*Data*:
┄┄┄┄┄┄┄┄┄┄
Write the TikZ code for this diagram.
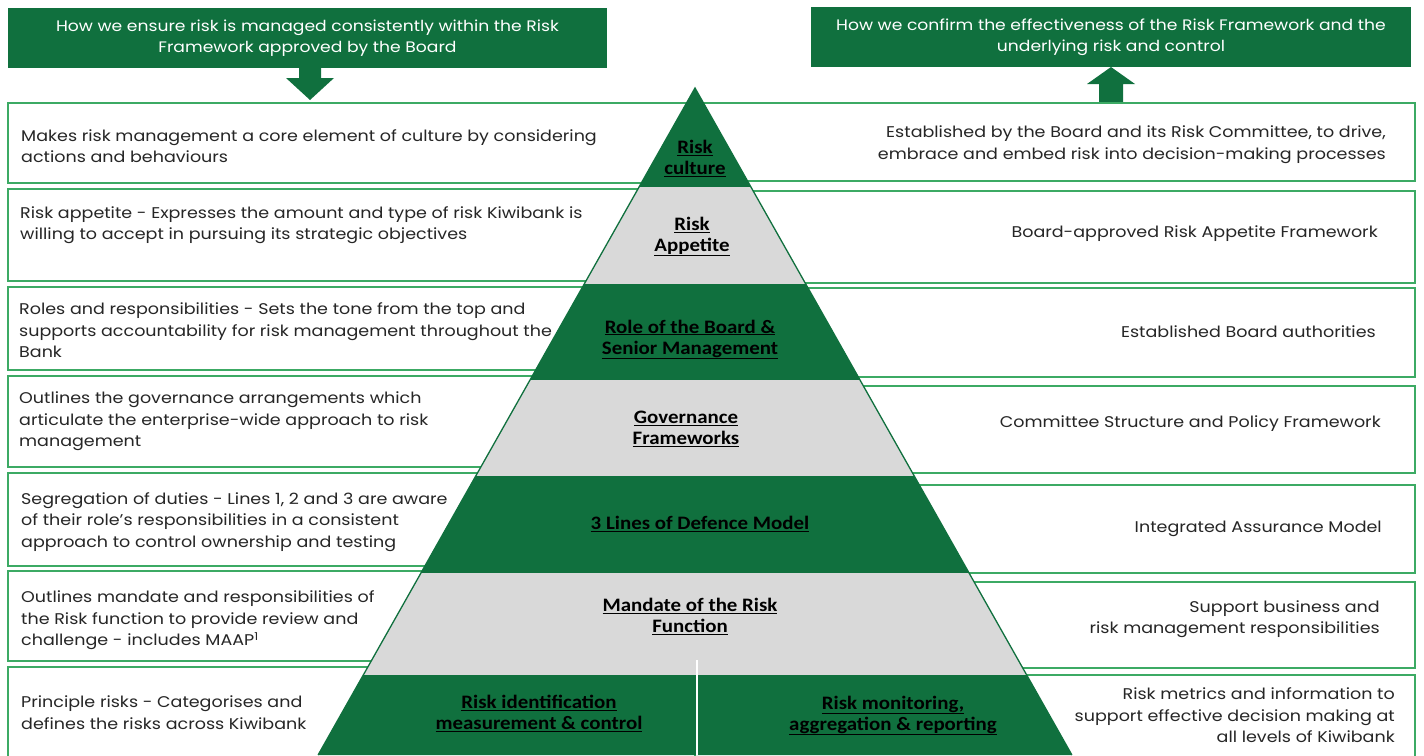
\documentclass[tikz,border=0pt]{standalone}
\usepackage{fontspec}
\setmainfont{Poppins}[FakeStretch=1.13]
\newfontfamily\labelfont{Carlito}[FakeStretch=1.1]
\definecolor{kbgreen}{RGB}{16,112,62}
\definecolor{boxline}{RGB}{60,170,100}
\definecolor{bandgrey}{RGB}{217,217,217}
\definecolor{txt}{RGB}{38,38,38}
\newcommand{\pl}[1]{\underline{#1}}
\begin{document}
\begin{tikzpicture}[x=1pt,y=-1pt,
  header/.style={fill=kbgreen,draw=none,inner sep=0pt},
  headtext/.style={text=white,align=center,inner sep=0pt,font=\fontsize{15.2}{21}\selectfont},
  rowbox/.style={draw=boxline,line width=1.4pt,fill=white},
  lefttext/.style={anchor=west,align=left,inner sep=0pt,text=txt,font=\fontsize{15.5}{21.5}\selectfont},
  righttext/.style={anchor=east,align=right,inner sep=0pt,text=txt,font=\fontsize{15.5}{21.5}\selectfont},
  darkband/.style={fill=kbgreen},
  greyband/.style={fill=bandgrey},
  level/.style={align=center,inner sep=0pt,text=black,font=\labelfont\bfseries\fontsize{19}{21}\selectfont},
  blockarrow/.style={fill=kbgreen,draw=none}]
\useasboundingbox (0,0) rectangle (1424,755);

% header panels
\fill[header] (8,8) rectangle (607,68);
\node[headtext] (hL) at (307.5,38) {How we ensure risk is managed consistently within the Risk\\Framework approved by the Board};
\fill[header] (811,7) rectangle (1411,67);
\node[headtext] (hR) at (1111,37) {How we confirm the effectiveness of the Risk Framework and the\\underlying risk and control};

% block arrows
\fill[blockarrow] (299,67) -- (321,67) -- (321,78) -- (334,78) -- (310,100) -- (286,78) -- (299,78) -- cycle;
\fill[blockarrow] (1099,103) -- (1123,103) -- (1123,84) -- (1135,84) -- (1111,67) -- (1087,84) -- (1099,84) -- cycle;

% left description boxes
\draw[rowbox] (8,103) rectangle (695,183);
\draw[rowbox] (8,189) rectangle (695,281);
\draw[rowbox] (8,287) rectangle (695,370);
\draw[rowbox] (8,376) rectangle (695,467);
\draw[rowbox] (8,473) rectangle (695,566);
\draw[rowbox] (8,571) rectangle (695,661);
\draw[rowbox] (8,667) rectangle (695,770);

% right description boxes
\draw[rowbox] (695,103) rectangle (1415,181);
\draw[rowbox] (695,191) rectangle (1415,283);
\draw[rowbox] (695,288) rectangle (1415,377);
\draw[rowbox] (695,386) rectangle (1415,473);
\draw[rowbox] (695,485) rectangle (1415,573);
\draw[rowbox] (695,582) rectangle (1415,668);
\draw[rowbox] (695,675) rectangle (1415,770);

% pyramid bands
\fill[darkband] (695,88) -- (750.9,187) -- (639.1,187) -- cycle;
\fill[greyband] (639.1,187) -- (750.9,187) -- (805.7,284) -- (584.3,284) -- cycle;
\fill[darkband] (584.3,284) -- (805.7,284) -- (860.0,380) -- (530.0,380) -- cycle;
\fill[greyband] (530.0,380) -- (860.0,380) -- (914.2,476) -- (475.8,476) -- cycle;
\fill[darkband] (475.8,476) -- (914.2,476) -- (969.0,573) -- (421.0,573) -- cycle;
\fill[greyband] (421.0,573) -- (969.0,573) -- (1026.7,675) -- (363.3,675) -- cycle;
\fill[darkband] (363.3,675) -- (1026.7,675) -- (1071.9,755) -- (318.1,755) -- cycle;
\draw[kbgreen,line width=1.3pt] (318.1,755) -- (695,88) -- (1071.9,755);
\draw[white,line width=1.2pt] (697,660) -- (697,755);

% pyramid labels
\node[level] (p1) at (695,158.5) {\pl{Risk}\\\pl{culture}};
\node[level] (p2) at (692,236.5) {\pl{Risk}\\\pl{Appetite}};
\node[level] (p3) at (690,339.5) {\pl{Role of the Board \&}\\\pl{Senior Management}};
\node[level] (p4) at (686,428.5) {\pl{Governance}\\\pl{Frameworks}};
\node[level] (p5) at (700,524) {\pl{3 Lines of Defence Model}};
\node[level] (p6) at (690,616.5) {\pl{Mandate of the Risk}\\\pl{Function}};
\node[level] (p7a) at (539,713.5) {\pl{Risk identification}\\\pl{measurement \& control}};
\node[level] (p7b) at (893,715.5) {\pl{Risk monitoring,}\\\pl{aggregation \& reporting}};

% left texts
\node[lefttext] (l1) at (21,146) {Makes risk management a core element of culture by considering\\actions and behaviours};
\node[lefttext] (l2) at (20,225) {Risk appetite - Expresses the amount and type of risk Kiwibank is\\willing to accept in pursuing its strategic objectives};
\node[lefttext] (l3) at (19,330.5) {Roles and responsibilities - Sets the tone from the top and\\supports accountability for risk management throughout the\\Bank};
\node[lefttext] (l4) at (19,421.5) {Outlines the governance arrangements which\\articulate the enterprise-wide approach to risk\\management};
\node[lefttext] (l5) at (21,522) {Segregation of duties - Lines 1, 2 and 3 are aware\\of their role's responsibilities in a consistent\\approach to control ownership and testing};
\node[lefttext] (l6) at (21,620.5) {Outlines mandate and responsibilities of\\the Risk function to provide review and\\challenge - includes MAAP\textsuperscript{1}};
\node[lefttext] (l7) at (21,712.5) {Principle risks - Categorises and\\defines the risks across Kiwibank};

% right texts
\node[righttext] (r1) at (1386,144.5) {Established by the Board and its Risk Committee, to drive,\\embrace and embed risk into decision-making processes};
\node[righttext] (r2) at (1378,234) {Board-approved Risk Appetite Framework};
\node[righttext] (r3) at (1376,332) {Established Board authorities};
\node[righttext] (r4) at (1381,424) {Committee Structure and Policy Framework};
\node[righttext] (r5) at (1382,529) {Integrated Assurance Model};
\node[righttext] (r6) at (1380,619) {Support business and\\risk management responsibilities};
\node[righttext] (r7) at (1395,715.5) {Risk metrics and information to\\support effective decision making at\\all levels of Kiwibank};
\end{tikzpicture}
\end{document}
┄┄┄┄┄┄┄┄┄┄
Copy nothing but the lines from the top of the material through the line holding "(hR) at (1111,37)", exactly as written; omit pictures.

*Exercise answer*:
Write the TikZ code for this diagram.
\documentclass[tikz,border=0pt]{standalone}
\usepackage{fontspec}
\setmainfont{Poppins}[FakeStretch=1.13]
\newfontfamily\labelfont{Carlito}[FakeStretch=1.1]
\definecolor{kbgreen}{RGB}{16,112,62}
\definecolor{boxline}{RGB}{60,170,100}
\definecolor{bandgrey}{RGB}{217,217,217}
\definecolor{txt}{RGB}{38,38,38}
\newcommand{\pl}[1]{\underline{#1}}
\begin{document}
\begin{tikzpicture}[x=1pt,y=-1pt,
  header/.style={fill=kbgreen,draw=none,inner sep=0pt},
  headtext/.style={text=white,align=center,inner sep=0pt,font=\fontsize{15.2}{21}\selectfont},
  rowbox/.style={draw=boxline,line width=1.4pt,fill=white},
  lefttext/.style={anchor=west,align=left,inner sep=0pt,text=txt,font=\fontsize{15.5}{21.5}\selectfont},
  righttext/.style={anchor=east,align=right,inner sep=0pt,text=txt,font=\fontsize{15.5}{21.5}\selectfont},
  darkband/.style={fill=kbgreen},
  greyband/.style={fill=bandgrey},
  level/.style={align=center,inner sep=0pt,text=black,font=\labelfont\bfseries\fontsize{19}{21}\selectfont},
  blockarrow/.style={fill=kbgreen,draw=none}]
\useasboundingbox (0,0) rectangle (1424,755);

% header panels
\fill[header] (8,8) rectangle (607,68);
\node[headtext] (hL) at (307.5,38) {How we ensure risk is managed consistently within the Risk\\Framework approved by the Board};
\fill[header] (811,7) rectangle (1411,67);
\node[headtext] (hR) at (1111,37) {How we confirm the effectiveness of the Risk Framework and the\\underlying risk and control};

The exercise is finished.